Within the material below, find each line bearing the word "matplotlib" and present it.

◆ ◆ ◆ ◆

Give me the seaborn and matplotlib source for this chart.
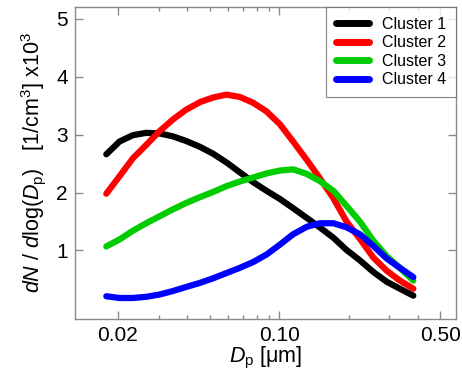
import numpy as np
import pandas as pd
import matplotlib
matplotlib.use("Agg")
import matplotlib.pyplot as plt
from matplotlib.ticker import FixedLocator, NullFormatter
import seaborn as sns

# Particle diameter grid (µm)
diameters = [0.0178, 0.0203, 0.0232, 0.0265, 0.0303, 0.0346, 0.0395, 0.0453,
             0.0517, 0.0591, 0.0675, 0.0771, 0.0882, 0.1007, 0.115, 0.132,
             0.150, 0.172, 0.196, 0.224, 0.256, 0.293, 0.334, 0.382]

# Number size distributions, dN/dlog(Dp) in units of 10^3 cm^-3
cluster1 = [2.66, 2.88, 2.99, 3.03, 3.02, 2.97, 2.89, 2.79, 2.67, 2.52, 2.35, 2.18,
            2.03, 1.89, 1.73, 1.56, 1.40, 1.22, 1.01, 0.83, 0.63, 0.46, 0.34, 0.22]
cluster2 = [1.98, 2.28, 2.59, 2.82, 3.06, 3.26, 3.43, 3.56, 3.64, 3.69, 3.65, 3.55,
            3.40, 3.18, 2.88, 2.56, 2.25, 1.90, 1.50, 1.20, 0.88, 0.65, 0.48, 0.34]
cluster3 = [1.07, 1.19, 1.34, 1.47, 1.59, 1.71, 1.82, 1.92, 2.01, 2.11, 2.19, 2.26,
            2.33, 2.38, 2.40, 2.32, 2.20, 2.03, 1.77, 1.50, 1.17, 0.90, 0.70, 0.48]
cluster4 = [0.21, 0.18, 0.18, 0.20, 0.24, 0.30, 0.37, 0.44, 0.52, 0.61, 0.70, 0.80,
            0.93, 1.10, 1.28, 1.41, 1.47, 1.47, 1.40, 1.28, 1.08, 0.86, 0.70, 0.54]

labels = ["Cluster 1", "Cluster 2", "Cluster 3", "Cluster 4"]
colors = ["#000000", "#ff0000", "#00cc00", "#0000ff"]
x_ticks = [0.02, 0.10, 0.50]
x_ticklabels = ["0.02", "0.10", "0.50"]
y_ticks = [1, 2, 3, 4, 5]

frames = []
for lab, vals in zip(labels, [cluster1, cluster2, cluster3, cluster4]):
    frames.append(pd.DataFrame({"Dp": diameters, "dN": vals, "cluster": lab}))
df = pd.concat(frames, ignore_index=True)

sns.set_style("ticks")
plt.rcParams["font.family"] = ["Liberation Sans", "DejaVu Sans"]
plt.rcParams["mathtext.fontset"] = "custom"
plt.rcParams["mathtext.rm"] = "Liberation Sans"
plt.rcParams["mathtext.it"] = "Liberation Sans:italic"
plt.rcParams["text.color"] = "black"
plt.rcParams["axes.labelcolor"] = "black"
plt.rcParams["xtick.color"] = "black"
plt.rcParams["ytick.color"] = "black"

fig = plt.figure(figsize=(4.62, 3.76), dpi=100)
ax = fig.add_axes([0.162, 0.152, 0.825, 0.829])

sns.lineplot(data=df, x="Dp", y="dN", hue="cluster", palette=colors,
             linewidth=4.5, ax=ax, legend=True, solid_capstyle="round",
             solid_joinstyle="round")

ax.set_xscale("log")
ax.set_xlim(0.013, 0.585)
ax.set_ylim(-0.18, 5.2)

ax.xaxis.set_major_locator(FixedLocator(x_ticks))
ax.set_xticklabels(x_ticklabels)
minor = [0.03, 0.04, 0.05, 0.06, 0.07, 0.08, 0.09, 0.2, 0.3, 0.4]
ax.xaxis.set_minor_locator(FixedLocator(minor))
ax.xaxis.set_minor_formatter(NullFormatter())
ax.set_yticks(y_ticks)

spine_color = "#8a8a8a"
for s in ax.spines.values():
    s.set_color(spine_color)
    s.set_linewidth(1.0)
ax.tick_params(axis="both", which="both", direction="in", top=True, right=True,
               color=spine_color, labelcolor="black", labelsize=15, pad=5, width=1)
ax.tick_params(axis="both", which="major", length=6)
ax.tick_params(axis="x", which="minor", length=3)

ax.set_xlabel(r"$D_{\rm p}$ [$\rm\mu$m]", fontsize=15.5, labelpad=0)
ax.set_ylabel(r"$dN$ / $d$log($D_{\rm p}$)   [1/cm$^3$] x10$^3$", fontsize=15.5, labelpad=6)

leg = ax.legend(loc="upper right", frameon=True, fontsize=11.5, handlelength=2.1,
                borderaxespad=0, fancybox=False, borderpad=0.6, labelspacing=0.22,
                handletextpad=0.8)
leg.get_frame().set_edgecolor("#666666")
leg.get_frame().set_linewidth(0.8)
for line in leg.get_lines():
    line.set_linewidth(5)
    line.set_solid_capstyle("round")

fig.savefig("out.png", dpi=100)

◆ ◆ ◆ ◆

■ **Answer for this exercise**
Give me the seaborn and matplotlib source for this chart.
import matplotlib
matplotlib.use("Agg")
import matplotlib.pyplot as plt
from matplotlib.ticker import FixedLocator, NullFormatter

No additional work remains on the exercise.